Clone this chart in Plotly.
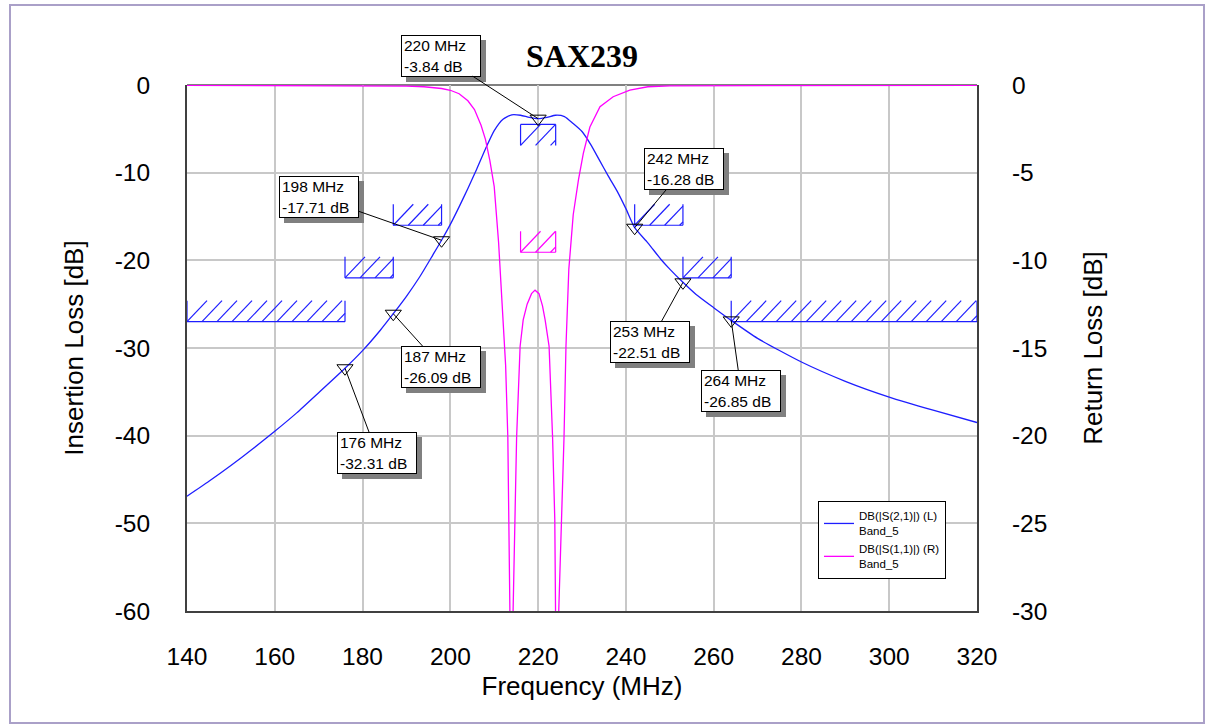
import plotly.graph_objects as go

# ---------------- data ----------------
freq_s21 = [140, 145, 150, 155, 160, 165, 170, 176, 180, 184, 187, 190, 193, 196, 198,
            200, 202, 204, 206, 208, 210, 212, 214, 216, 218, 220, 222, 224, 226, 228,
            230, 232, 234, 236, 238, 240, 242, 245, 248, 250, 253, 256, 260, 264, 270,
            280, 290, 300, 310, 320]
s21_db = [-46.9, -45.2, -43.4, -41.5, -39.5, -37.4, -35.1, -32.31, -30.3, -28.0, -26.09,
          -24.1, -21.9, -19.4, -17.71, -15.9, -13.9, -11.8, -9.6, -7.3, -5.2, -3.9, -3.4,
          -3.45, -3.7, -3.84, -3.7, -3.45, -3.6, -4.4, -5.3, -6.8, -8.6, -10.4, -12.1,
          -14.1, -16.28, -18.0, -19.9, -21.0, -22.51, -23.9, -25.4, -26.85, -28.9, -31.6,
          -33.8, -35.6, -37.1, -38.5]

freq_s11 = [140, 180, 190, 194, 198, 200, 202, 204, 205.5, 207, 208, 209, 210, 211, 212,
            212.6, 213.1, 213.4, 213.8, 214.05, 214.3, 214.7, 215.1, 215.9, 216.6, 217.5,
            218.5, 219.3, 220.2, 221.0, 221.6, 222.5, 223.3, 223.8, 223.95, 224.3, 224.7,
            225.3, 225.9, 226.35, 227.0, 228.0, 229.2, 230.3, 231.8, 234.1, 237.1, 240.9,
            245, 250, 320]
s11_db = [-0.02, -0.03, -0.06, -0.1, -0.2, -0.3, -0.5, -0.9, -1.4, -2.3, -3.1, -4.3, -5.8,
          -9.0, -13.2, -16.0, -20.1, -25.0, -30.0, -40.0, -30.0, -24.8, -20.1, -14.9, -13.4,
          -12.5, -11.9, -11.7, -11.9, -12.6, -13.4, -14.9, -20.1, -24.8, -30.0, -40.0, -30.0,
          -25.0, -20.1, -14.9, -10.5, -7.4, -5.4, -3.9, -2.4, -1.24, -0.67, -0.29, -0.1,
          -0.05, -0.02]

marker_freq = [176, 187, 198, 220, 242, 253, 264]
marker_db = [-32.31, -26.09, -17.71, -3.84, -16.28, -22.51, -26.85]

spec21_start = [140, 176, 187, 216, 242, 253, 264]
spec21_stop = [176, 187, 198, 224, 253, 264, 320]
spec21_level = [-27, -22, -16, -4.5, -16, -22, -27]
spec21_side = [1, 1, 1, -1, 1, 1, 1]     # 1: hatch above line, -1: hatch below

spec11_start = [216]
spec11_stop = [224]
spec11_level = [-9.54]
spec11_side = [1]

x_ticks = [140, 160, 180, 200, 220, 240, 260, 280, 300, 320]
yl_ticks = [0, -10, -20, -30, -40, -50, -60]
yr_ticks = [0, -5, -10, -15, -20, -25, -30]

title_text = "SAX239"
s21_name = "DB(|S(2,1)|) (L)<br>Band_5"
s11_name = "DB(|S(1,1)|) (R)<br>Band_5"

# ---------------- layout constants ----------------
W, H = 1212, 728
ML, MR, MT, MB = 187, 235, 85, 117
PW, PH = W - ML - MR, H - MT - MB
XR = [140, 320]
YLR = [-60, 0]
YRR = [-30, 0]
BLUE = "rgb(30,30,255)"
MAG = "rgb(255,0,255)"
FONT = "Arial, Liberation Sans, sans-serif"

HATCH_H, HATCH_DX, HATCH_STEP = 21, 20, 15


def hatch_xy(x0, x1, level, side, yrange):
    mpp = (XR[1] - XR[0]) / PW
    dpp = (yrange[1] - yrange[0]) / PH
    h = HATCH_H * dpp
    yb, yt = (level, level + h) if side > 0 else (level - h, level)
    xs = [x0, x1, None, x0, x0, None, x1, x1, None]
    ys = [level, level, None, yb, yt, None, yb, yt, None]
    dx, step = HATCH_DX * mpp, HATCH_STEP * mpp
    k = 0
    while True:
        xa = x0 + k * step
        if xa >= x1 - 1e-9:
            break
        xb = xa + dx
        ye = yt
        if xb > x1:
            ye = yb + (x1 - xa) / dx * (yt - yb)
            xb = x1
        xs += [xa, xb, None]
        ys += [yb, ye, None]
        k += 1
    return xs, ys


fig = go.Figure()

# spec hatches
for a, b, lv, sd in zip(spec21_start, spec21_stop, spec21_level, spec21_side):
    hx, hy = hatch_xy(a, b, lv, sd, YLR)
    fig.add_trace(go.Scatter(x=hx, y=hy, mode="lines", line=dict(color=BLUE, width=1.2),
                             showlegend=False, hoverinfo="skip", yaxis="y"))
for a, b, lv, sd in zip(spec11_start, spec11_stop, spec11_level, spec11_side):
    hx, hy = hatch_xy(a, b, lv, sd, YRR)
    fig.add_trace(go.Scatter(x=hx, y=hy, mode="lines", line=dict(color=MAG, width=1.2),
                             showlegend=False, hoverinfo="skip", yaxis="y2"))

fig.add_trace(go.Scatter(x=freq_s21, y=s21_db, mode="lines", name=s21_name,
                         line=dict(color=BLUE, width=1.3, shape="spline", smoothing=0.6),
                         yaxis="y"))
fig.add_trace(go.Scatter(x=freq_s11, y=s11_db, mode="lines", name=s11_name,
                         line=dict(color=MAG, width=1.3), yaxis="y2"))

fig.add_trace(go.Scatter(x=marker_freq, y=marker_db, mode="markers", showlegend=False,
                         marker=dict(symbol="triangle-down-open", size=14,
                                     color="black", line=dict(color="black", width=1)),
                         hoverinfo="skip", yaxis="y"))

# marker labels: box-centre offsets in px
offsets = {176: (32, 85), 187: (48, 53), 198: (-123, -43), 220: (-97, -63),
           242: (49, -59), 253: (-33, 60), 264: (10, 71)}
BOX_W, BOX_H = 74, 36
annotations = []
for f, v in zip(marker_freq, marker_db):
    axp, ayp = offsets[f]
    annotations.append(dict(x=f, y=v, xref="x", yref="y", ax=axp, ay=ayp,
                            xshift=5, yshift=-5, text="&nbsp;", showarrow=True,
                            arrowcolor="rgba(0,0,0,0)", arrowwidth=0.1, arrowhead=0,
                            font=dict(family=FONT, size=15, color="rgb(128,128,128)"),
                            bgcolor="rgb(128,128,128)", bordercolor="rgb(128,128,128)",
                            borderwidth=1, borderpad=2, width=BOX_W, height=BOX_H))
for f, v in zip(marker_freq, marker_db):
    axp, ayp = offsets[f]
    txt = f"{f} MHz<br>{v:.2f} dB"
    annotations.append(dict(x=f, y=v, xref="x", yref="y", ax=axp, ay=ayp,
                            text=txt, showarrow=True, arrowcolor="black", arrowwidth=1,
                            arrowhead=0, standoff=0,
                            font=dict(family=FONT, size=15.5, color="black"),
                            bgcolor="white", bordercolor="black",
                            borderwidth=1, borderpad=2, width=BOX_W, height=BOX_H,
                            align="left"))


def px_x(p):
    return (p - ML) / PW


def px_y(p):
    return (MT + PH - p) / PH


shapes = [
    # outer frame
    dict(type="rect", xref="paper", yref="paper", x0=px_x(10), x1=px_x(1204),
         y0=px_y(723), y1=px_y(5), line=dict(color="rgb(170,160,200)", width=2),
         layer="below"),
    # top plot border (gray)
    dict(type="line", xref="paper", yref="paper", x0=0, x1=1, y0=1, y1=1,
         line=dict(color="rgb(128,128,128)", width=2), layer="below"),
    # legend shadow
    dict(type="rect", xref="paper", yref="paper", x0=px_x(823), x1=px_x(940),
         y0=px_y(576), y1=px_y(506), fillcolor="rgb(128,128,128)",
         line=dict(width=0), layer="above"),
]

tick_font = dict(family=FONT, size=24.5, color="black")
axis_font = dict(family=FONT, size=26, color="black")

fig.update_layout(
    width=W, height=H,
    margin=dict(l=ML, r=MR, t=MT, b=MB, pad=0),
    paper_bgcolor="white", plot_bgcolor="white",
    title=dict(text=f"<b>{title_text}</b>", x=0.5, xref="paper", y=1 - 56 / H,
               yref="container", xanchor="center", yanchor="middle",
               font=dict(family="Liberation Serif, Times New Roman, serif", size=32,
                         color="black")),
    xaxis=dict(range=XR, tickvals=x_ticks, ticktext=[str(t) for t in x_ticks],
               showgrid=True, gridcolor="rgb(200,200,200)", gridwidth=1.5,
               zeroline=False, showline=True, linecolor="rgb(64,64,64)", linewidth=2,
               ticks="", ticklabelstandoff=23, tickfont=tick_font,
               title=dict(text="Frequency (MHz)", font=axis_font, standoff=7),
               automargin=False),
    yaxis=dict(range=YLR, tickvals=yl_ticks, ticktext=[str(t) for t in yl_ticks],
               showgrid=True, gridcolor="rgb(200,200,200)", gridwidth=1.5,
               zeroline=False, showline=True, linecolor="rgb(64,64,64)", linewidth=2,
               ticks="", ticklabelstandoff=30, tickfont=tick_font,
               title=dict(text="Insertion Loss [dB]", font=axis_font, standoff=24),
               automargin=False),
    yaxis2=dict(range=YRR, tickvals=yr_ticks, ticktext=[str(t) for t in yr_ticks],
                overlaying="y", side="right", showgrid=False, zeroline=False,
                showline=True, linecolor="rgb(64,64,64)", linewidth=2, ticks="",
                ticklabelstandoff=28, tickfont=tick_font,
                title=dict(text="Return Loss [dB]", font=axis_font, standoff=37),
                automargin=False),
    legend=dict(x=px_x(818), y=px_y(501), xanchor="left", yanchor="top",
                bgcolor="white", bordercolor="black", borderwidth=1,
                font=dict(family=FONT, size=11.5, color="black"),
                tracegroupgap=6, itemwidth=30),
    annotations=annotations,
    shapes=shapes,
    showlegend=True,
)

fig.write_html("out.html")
------------------------------------
> _Directions_
Exactly as they appear, print the lines of the listing above from its first line through the line that contains "-16.28, -22.51, -26.85]", minus the pictures.

> _Expected output_
Clone this chart in Plotly.
import plotly.graph_objects as go

# ---------------- data ----------------
freq_s21 = [140, 145, 150, 155, 160, 165, 170, 176, 180, 184, 187, 190, 193, 196, 198,
            200, 202, 204, 206, 208, 210, 212, 214, 216, 218, 220, 222, 224, 226, 228,
            230, 232, 234, 236, 238, 240, 242, 245, 248, 250, 253, 256, 260, 264, 270,
            280, 290, 300, 310, 320]
s21_db = [-46.9, -45.2, -43.4, -41.5, -39.5, -37.4, -35.1, -32.31, -30.3, -28.0, -26.09,
          -24.1, -21.9, -19.4, -17.71, -15.9, -13.9, -11.8, -9.6, -7.3, -5.2, -3.9, -3.4,
          -3.45, -3.7, -3.84, -3.7, -3.45, -3.6, -4.4, -5.3, -6.8, -8.6, -10.4, -12.1,
          -14.1, -16.28, -18.0, -19.9, -21.0, -22.51, -23.9, -25.4, -26.85, -28.9, -31.6,
          -33.8, -35.6, -37.1, -38.5]

freq_s11 = [140, 180, 190, 194, 198, 200, 202, 204, 205.5, 207, 208, 209, 210, 211, 212,
            212.6, 213.1, 213.4, 213.8, 214.05, 214.3, 214.7, 215.1, 215.9, 216.6, 217.5,
            218.5, 219.3, 220.2, 221.0, 221.6, 222.5, 223.3, 223.8, 223.95, 224.3, 224.7,
            225.3, 225.9, 226.35, 227.0, 228.0, 229.2, 230.3, 231.8, 234.1, 237.1, 240.9,
            245, 250, 320]
s11_db = [-0.02, -0.03, -0.06, -0.1, -0.2, -0.3, -0.5, -0.9, -1.4, -2.3, -3.1, -4.3, -5.8,
          -9.0, -13.2, -16.0, -20.1, -25.0, -30.0, -40.0, -30.0, -24.8, -20.1, -14.9, -13.4,
          -12.5, -11.9, -11.7, -11.9, -12.6, -13.4, -14.9, -20.1, -24.8, -30.0, -40.0, -30.0,
          -25.0, -20.1, -14.9, -10.5, -7.4, -5.4, -3.9, -2.4, -1.24, -0.67, -0.29, -0.1,
          -0.05, -0.02]

marker_freq = [176, 187, 198, 220, 242, 253, 264]
marker_db = [-32.31, -26.09, -17.71, -3.84, -16.28, -22.51, -26.85]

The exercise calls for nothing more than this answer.